[Figure scripts]
* begin *

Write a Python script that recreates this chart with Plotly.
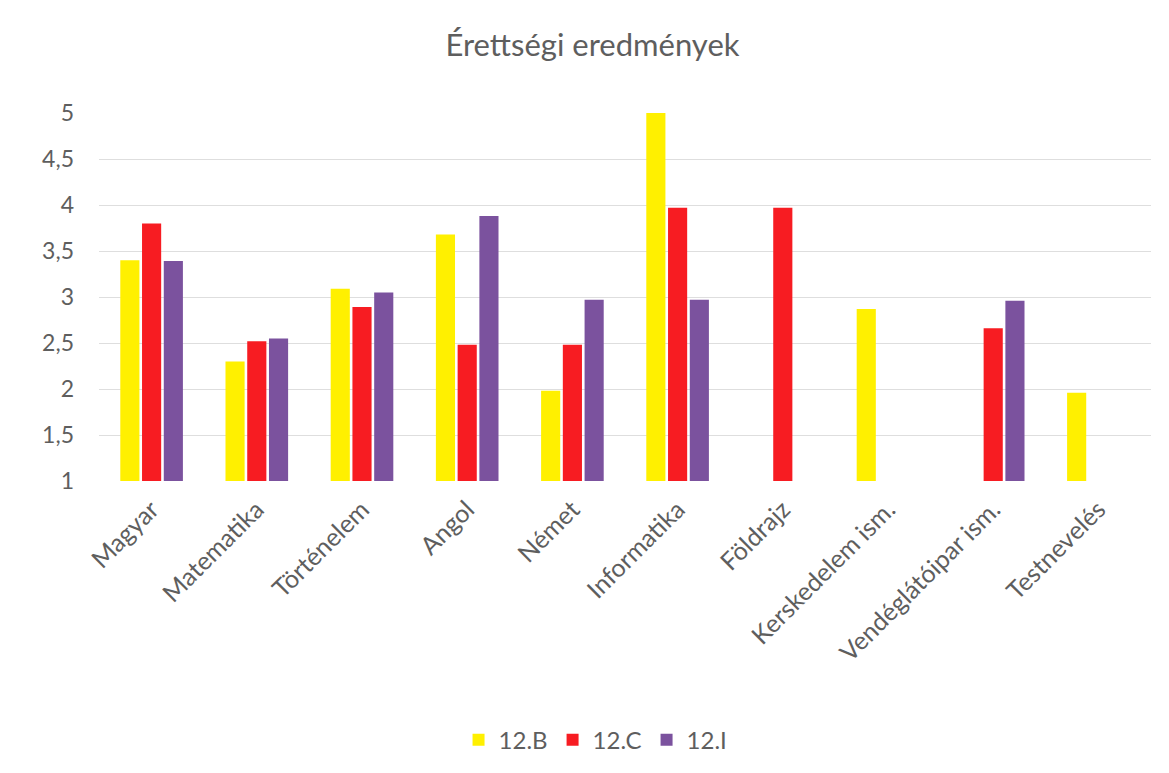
import plotly.graph_objects as go

categories = ["Magyar", "Matematika", "Történelem", "Angol", "Német", "Informatika",
              "Földrajz", "Kerskedelem ism.", "Vendéglátóipar ism.", "Testnevelés"]
series_names = ["12.B", "12.C", "12.I"]
b_values = [3.40, 2.30, 3.09, 3.68, 1.98, 5.00, None, 2.87, None, 1.96]
c_values = [3.80, 2.52, 2.89, 2.48, 2.48, 3.97, 3.97, None, 2.66, None]
i_values = [3.39, 2.55, 3.05, 3.88, 2.97, 2.97, None, None, 2.96, None]
y_ticks = [1, 1.5, 2, 2.5, 3, 3.5, 4, 4.5, 5]

colors = ["#FFF000", "#F71C22", "#7B529E"]
FONT = "Lato, 'Open Sans', sans-serif"
GREY = "#5E5E5E"

fig = go.Figure()
for name, vals, col in zip(series_names, [b_values, c_values, i_values], colors):
    fig.add_trace(go.Bar(x=categories, y=vals, name=name, marker_color=col,
                         marker_line_width=0))

fig.update_layout(
    width=1169, height=773,
    paper_bgcolor="white", plot_bgcolor="white",
    separators=", ",
    font=dict(family=FONT, color=GREY, size=20),
    title=dict(text="Érettségi eredmények", x=0.5, xanchor="center",
               y=1 - 37 / 773, yanchor="middle",
               font=dict(size=31, color=GREY, family=FONT)),
    margin=dict(l=91, r=26, t=105, b=300),
    barmode="group", bargap=0.38, bargroupgap=0.12,
    legend=dict(orientation="h", x=0.472, xanchor="center", y=-0.704, yanchor="middle",
                font=dict(size=24, color=GREY), itemwidth=30, traceorder="normal"),
    showlegend=True,
)
fig.update_xaxes(type="category", range=[-0.5, 9.5], tickangle=-45,
                 tickfont=dict(size=25, color=GREY), showgrid=False,
                 showline=False, ticks="", zeroline=False, ticklabelstandoff=8)
fig.update_yaxes(range=[1, 5], tickvals=y_ticks, tickfont=dict(size=23, color=GREY),
                 showgrid=True, gridcolor="#DEDEDE", gridwidth=1, zeroline=False,
                 showline=False, ticks="", ticklabelstandoff=24)

fig.write_html("out.html")
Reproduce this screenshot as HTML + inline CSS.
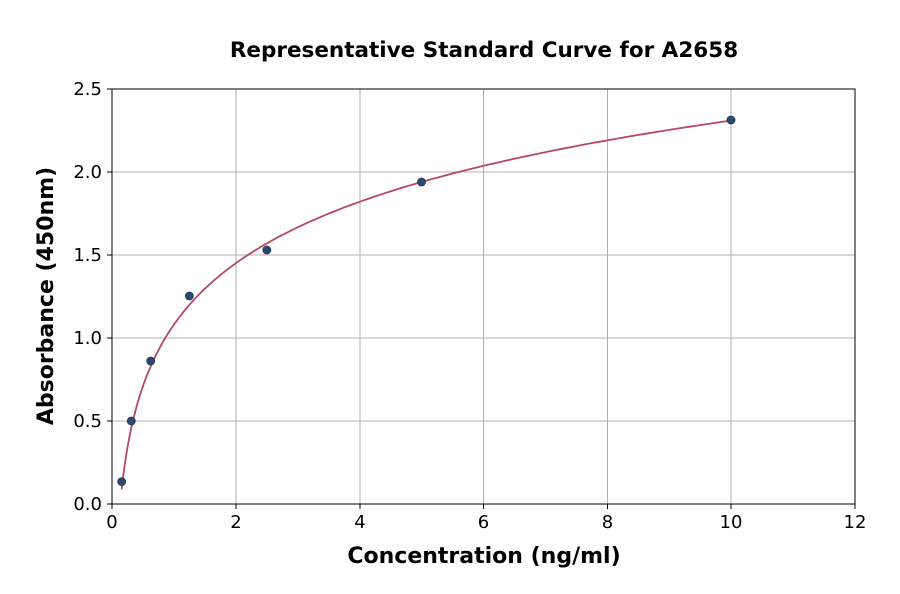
<!DOCTYPE html>
<html><head><meta charset="utf-8"><style>
body{margin:0;background:#fff;}
svg{display:block;font-family:"DejaVu Sans","Liberation Sans",sans-serif;}
</style></head><body>
<svg width="900" height="594" viewBox="0 0 900 594" xmlns="http://www.w3.org/2000/svg">
<rect width="900" height="594" fill="#fff"/>
<text x="484" y="57" font-size="21.5" font-weight="bold" text-anchor="middle">Representative Standard Curve for A2658</text>
<g stroke="#b0b0b0" stroke-width="1">
<line x1="236" y1="89" x2="236" y2="504"/><line x1="360" y1="89" x2="360" y2="504"/>
<line x1="483.5" y1="89" x2="483.5" y2="504"/><line x1="607.5" y1="89" x2="607.5" y2="504"/>
<line x1="731" y1="89" x2="731" y2="504"/>
<line x1="112" y1="421" x2="855" y2="421"/><line x1="112" y1="338" x2="855" y2="338"/>
<line x1="112" y1="255" x2="855" y2="255"/><line x1="112" y1="172" x2="855" y2="172"/>
</g>
<rect x="112" y="89" width="743" height="415" fill="none" stroke="#000" stroke-width="1"/>
<g stroke="#000">
<line x1="112" y1="504" x2="112" y2="509"/><line x1="236" y1="504" x2="236" y2="509"/><line x1="360" y1="504" x2="360" y2="509"/><line x1="483.5" y1="504" x2="483.5" y2="509"/><line x1="607.5" y1="504" x2="607.5" y2="509"/><line x1="731" y1="504" x2="731" y2="509"/><line x1="855" y1="504" x2="855" y2="509"/>
<line x1="107" y1="504" x2="112" y2="504"/><line x1="107" y1="421" x2="112" y2="421"/><line x1="107" y1="338" x2="112" y2="338"/><line x1="107" y1="255" x2="112" y2="255"/><line x1="107" y1="172" x2="112" y2="172"/><line x1="107" y1="89" x2="112" y2="89"/>
</g>
<g font-size="18" text-anchor="middle">
<text x="112" y="528">0</text><text x="236" y="528">2</text><text x="360" y="528">4</text><text x="483.5" y="528">6</text><text x="607.5" y="528">8</text><text x="731" y="528">10</text><text x="855" y="528">12</text>
</g>
<g font-size="18" text-anchor="end">
<text x="102" y="510">0.0</text><text x="102" y="427">0.5</text><text x="102" y="344">1.0</text><text x="102" y="261">1.5</text><text x="102" y="178">2.0</text><text x="102" y="95">2.5</text>
</g>
<text x="484" y="563" font-size="22" font-weight="bold" text-anchor="middle">Concentration (ng/ml)</text>
<text transform="translate(53,296) rotate(-90)" font-size="22" font-weight="bold" text-anchor="middle">Absorbance (450nm)</text>
<path id="curve" fill="none" stroke="#b5486a" stroke-width="1.8"/>
<g fill="#2e4a6e" stroke="#1f3553" stroke-width="0.8">
<circle cx="121.7" cy="481.6" r="4"/><circle cx="131.3" cy="421" r="4"/><circle cx="150.7" cy="361" r="4"/><circle cx="189.4" cy="296" r="4"/><circle cx="266.8" cy="250" r="4"/><circle cx="421.5" cy="182" r="4"/><circle cx="731" cy="120" r="4"/>
</g>
<script>
var d="";for(var i=0;i<=300;i++){var x=0.156*Math.pow(10/0.156,i/300);var y=2.31+0.534*Math.log(x/10);var px=112+x*61.92,py=504-y*166;d+=(i?"L":"M")+px.toFixed(2)+","+py.toFixed(2);}
document.getElementById("curve").setAttribute("d",d);
</script>
</svg>
</body></html>
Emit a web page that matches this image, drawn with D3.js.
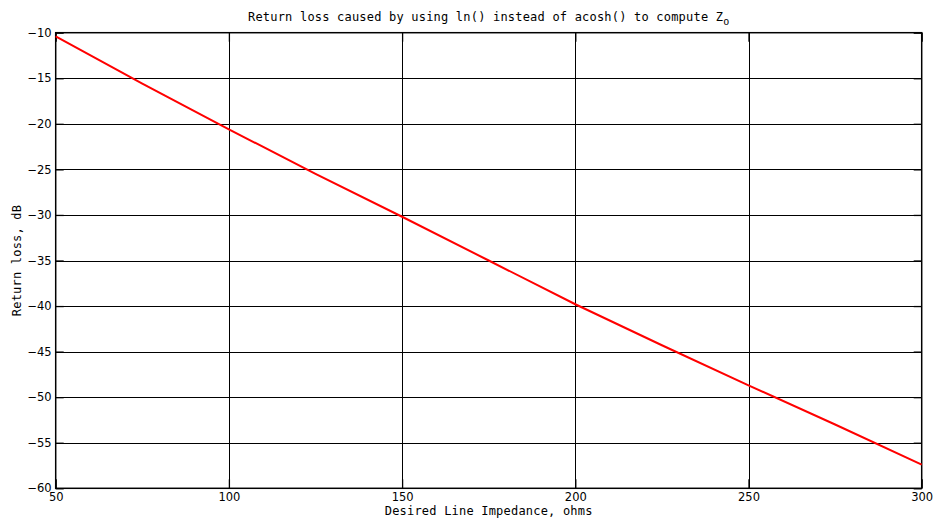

* end *

Omit the pictures, and quote the material above exactly as given.

Write a Python script that recreates this chart with Plotly.
import plotly.graph_objects as go

categories = ["Magyar", "Matematika", "Történelem", "Angol", "Német", "Informatika",
              "Földrajz", "Kerskedelem ism.", "Vendéglátóipar ism.", "Testnevelés"]
series_names = ["12.B", "12.C", "12.I"]
b_values = [3.40, 2.30, 3.09, 3.68, 1.98, 5.00, None, 2.87, None, 1.96]
c_values = [3.80, 2.52, 2.89, 2.48, 2.48, 3.97, 3.97, None, 2.66, None]
i_values = [3.39, 2.55, 3.05, 3.88, 2.97, 2.97, None, None, 2.96, None]
y_ticks = [1, 1.5, 2, 2.5, 3, 3.5, 4, 4.5, 5]

colors = ["#FFF000", "#F71C22", "#7B529E"]
FONT = "Lato, 'Open Sans', sans-serif"
GREY = "#5E5E5E"

fig = go.Figure()
for name, vals, col in zip(series_names, [b_values, c_values, i_values], colors):
    fig.add_trace(go.Bar(x=categories, y=vals, name=name, marker_color=col,
                         marker_line_width=0))

fig.update_layout(
    width=1169, height=773,
    paper_bgcolor="white", plot_bgcolor="white",
    separators=", ",
    font=dict(family=FONT, color=GREY, size=20),
    title=dict(text="Érettségi eredmények", x=0.5, xanchor="center",
               y=1 - 37 / 773, yanchor="middle",
               font=dict(size=31, color=GREY, family=FONT)),
    margin=dict(l=91, r=26, t=105, b=300),
    barmode="group", bargap=0.38, bargroupgap=0.12,
    legend=dict(orientation="h", x=0.472, xanchor="center", y=-0.704, yanchor="middle",
                font=dict(size=24, color=GREY), itemwidth=30, traceorder="normal"),
    showlegend=True,
)
fig.update_xaxes(type="category", range=[-0.5, 9.5], tickangle=-45,
                 tickfont=dict(size=25, color=GREY), showgrid=False,
                 showline=False, ticks="", zeroline=False, ticklabelstandoff=8)
fig.update_yaxes(range=[1, 5], tickvals=y_ticks, tickfont=dict(size=23, color=GREY),
                 showgrid=True, gridcolor="#DEDEDE", gridwidth=1, zeroline=False,
                 showline=False, ticks="", ticklabelstandoff=24)

fig.write_html("out.html")
Reproduce this screenshot as HTML + inline CSS.
<!DOCTYPE html>
<html><head><meta charset="utf-8"><style>
body{margin:0;background:#fff;}
svg{display:block;font-family:"DejaVu Sans","Liberation Sans",sans-serif;}
</style></head><body>
<svg width="900" height="594" viewBox="0 0 900 594" xmlns="http://www.w3.org/2000/svg">
<rect width="900" height="594" fill="#fff"/>
<text x="484" y="57" font-size="21.5" font-weight="bold" text-anchor="middle">Representative Standard Curve for A2658</text>
<g stroke="#b0b0b0" stroke-width="1">
<line x1="236" y1="89" x2="236" y2="504"/><line x1="360" y1="89" x2="360" y2="504"/>
<line x1="483.5" y1="89" x2="483.5" y2="504"/><line x1="607.5" y1="89" x2="607.5" y2="504"/>
<line x1="731" y1="89" x2="731" y2="504"/>
<line x1="112" y1="421" x2="855" y2="421"/><line x1="112" y1="338" x2="855" y2="338"/>
<line x1="112" y1="255" x2="855" y2="255"/><line x1="112" y1="172" x2="855" y2="172"/>
</g>
<rect x="112" y="89" width="743" height="415" fill="none" stroke="#000" stroke-width="1"/>
<g stroke="#000">
<line x1="112" y1="504" x2="112" y2="509"/><line x1="236" y1="504" x2="236" y2="509"/><line x1="360" y1="504" x2="360" y2="509"/><line x1="483.5" y1="504" x2="483.5" y2="509"/><line x1="607.5" y1="504" x2="607.5" y2="509"/><line x1="731" y1="504" x2="731" y2="509"/><line x1="855" y1="504" x2="855" y2="509"/>
<line x1="107" y1="504" x2="112" y2="504"/><line x1="107" y1="421" x2="112" y2="421"/><line x1="107" y1="338" x2="112" y2="338"/><line x1="107" y1="255" x2="112" y2="255"/><line x1="107" y1="172" x2="112" y2="172"/><line x1="107" y1="89" x2="112" y2="89"/>
</g>
<g font-size="18" text-anchor="middle">
<text x="112" y="528">0</text><text x="236" y="528">2</text><text x="360" y="528">4</text><text x="483.5" y="528">6</text><text x="607.5" y="528">8</text><text x="731" y="528">10</text><text x="855" y="528">12</text>
</g>
<g font-size="18" text-anchor="end">
<text x="102" y="510">0.0</text><text x="102" y="427">0.5</text><text x="102" y="344">1.0</text><text x="102" y="261">1.5</text><text x="102" y="178">2.0</text><text x="102" y="95">2.5</text>
</g>
<text x="484" y="563" font-size="22" font-weight="bold" text-anchor="middle">Concentration (ng/ml)</text>
<text transform="translate(53,296) rotate(-90)" font-size="22" font-weight="bold" text-anchor="middle">Absorbance (450nm)</text>
<path id="curve" fill="none" stroke="#b5486a" stroke-width="1.8"/>
<g fill="#2e4a6e" stroke="#1f3553" stroke-width="0.8">
<circle cx="121.7" cy="481.6" r="4"/><circle cx="131.3" cy="421" r="4"/><circle cx="150.7" cy="361" r="4"/><circle cx="189.4" cy="296" r="4"/><circle cx="266.8" cy="250" r="4"/><circle cx="421.5" cy="182" r="4"/><circle cx="731" cy="120" r="4"/>
</g>
<script>
var d="";for(var i=0;i<=300;i++){var x=0.156*Math.pow(10/0.156,i/300);var y=2.31+0.534*Math.log(x/10);var px=112+x*61.92,py=504-y*166;d+=(i?"L":"M")+px.toFixed(2)+","+py.toFixed(2);}
document.getElementById("curve").setAttribute("d",d);
</script>
</svg>
</body></html>
Emit a web page that matches this image, drawn with D3.js.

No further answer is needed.